Rééquilibrer le rapport de force entre les employés municipaux et les villes est nécessaire. Mais cela ne signifie pas de bafouer les droits des uns pour donner du poids aux autres.

Heureusement, le gouvernement a montré au cours des derniers jours des signes qu'il renoncerait à l'idée d'accorder aux municipalités le pouvoir de décréter les conditions de travail de leurs employés.

Dans l'entente conclue en septembre en vue du renouvellement du pacte fiscal, les municipalités s'étaient résignées à des compressions de 1,2 milliard sur quatre ans. En retour, Québec leur promettait plus d'autonomie et de responsabilités, mais surtout, les municipalités étaient persuadées qu'elles obtiendraient désormais les pleins pouvoirs au regard des relations de travail.

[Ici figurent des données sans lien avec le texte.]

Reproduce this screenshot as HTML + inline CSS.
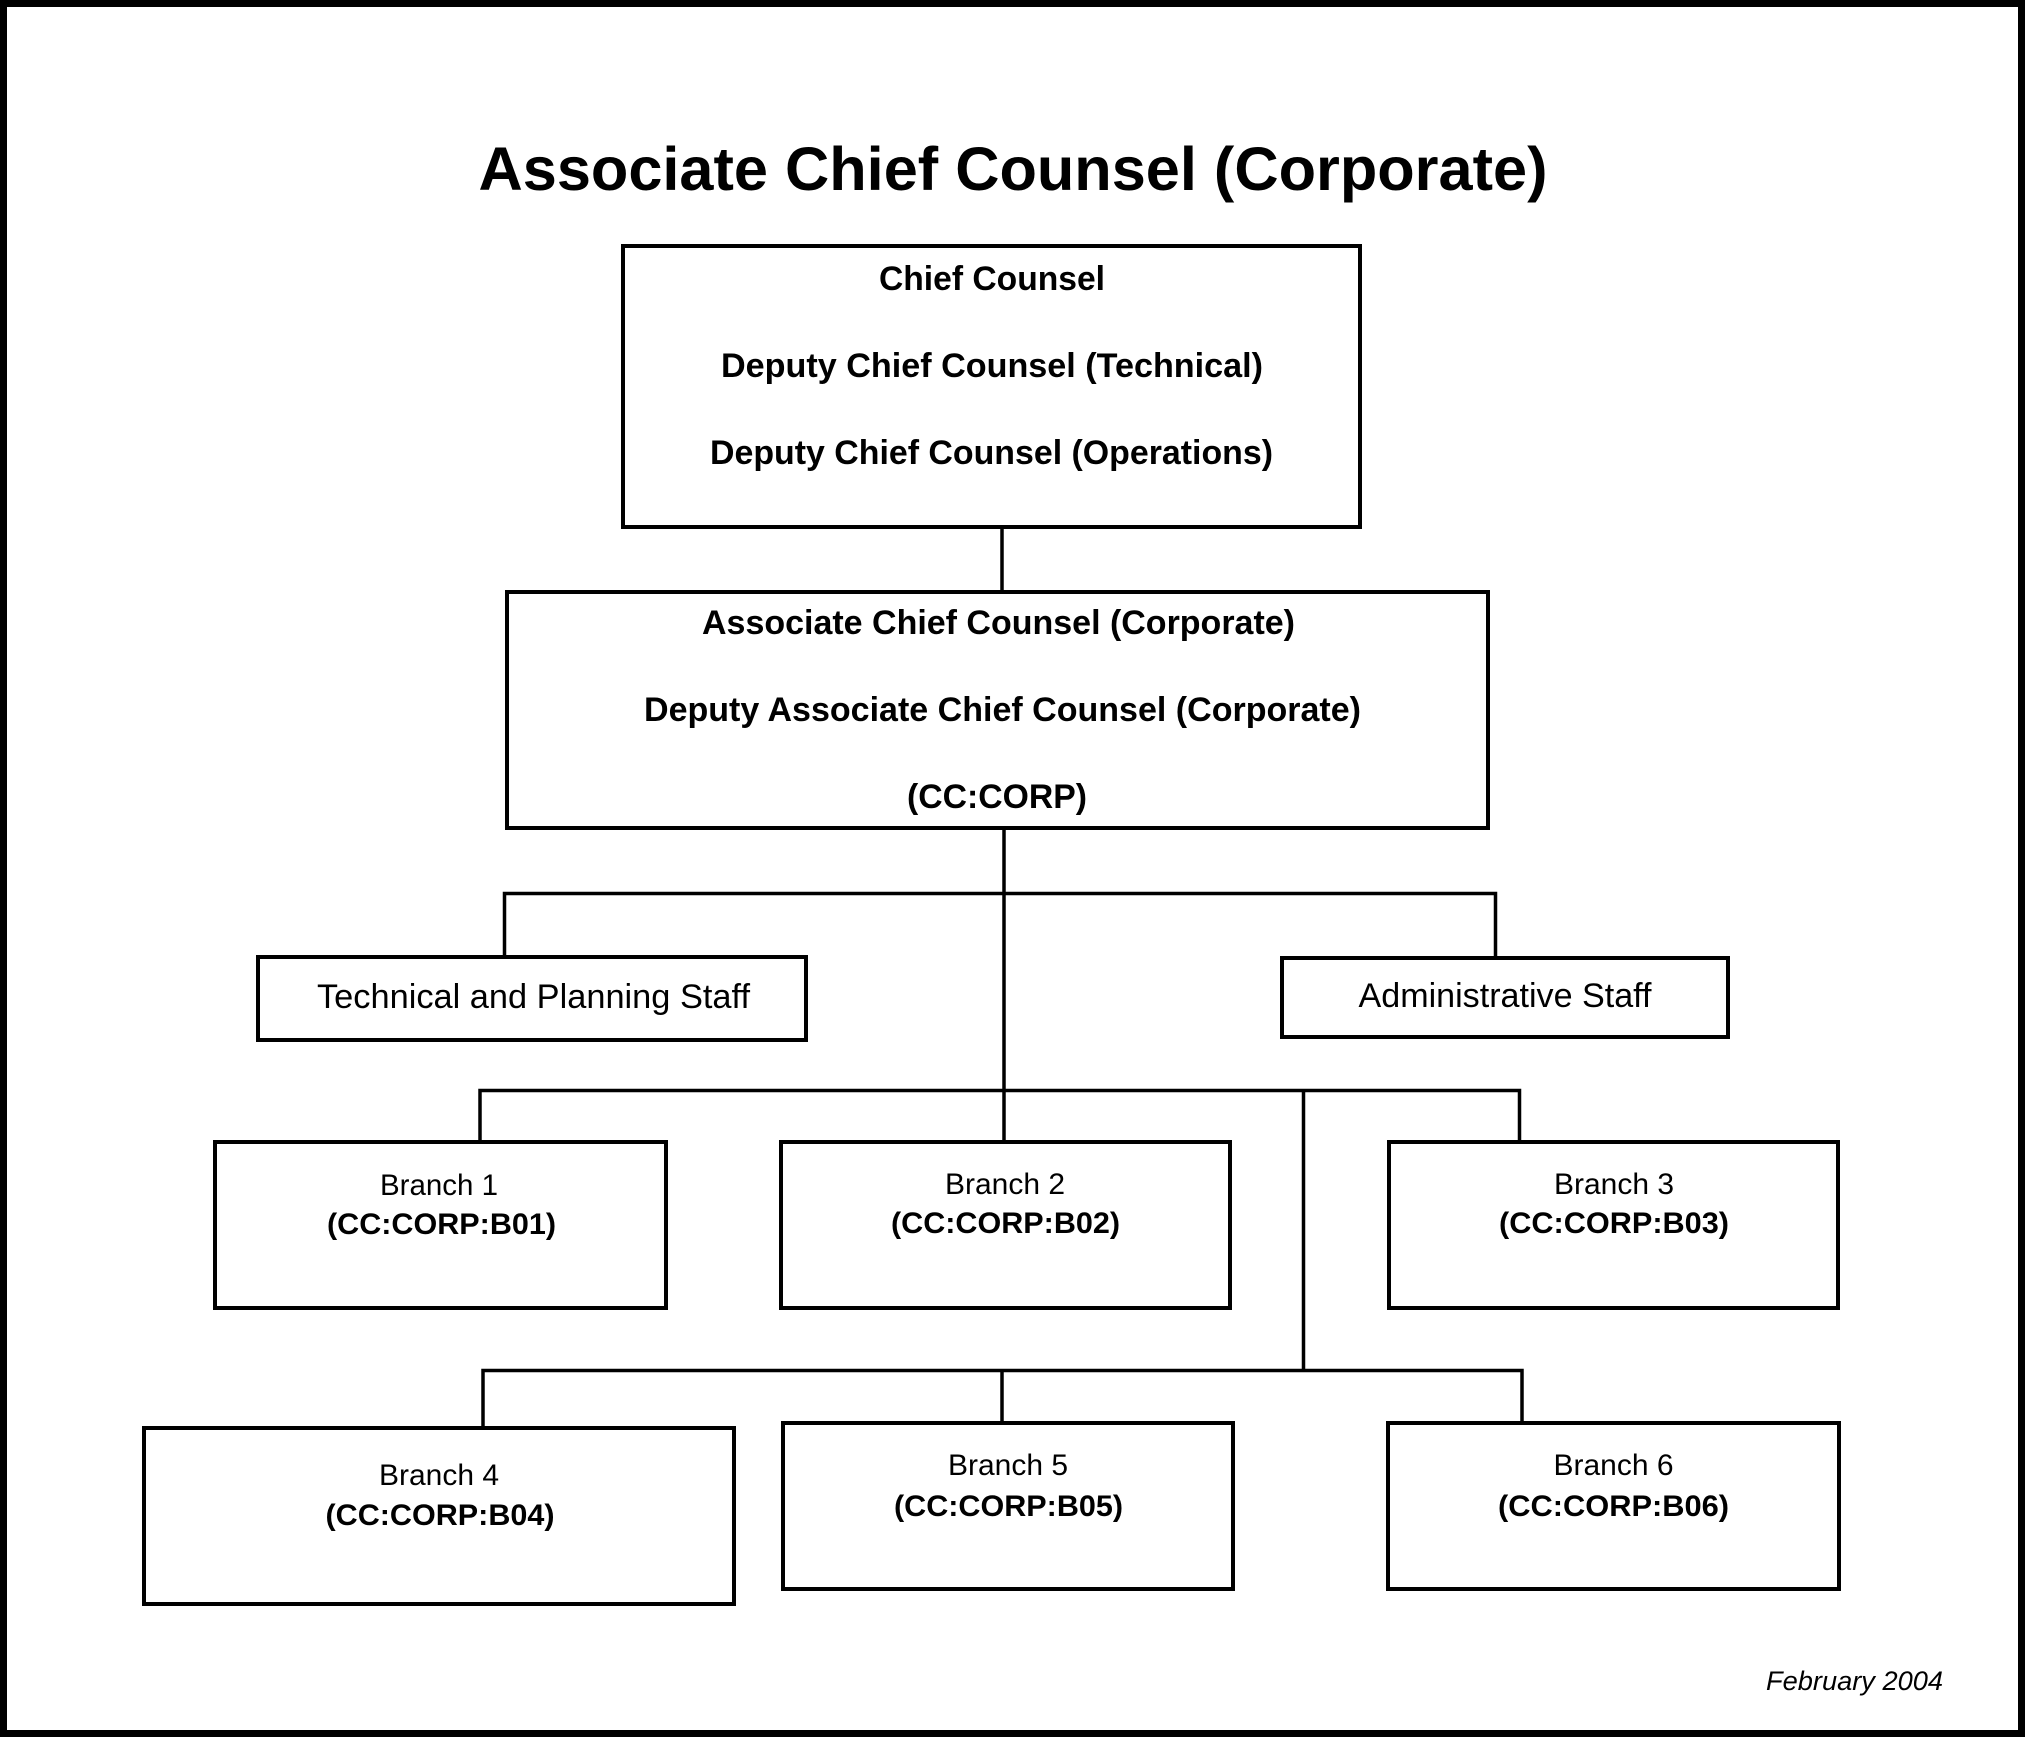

Elles l'ont affirmé comme un fait accompli à plusieurs reprises depuis, sans que le gouvernement les contredise. Le gouvernement entend « remplir cet engagement » et aller « dans la direction » qu'il a indiquée, a ainsi dit le premier ministre Philippe Couillard en février.

Simple malentendu ou réelle volte-face de la part du gouvernement ? Pour l'instant, un certain flou demeure puisque Québec est resté vague quant à ses intentions sur le sujet.

Très clairement, le texte contenu dans l'entente signée en septembre ne va toutefois pas aussi loin que les propos assurés exprimés par certains maires - Denis Coderre et Régis Labeaume en tête - sur la place publique.

Québec a aussi obtenu des avis juridiques démontrant qu'il serait téméraire d'accorder trop de pouvoirs aux villes, notamment sur la question du lock-out. Le gouvernement risquerait d'être débouté en cour au terme d'une longue saga qui ne profiterait à personne. S'acharner à continuer dans cette direction serait une erreur.

Sans compter que le fait d'imposer des conditions de travail doit demeurer un geste exceptionnel. Seul le gouvernement a le pouvoir de décréter une loi spéciale, selon des règles strictes. Sous prétexte de leur donner plus d'autonomie et de responsabilités, veut-on réellement que chacune des quelque 1110 municipalités de la province dispose désormais de ce privilège ?

Il faudra attendre le projet de loi encadrant les relations de travail, promis avant l'ajournement des travaux parlementaires.

Mais l'avenue que semble préconiser le gouvernement, soit de faciliter le processus actuellement très contraignant de conciliation ou d'arbitrage, semble plus raisonnable.

Remettre entre les mains d'un tiers non élu l'issue d'une négociation ne fait pas l'unanimité chez les maires, mais l'idée a le mérite de chercher un compromis acceptable. Une entente négociée vaut toujours mieux que d'imposer ses vues, ce qui provoque alors un climat de travail négatif et démotivant qui s'avère inefficace à la longue.

Reste que les municipalités ont raison quand elles revendiquent une plus grande marge de manoeuvre et Québec devra y répondre avec son projet de loi. Si la majorité des négociations se déroule bien, les dérapages sont généralement à l'avantage des syndicats. Les villes n'ont d'autre choix que de consentir généreusement pour acheter la paix sociale. D'ailleurs, les employés municipaux gagnent 38 % de plus que leurs homologues de la fonction publique et parapublique.

Le résultat n'étonne guère : le contribuable en paie le prix, par une baisse des services ou une hausse de son compte de taxes. Il faut changer cela.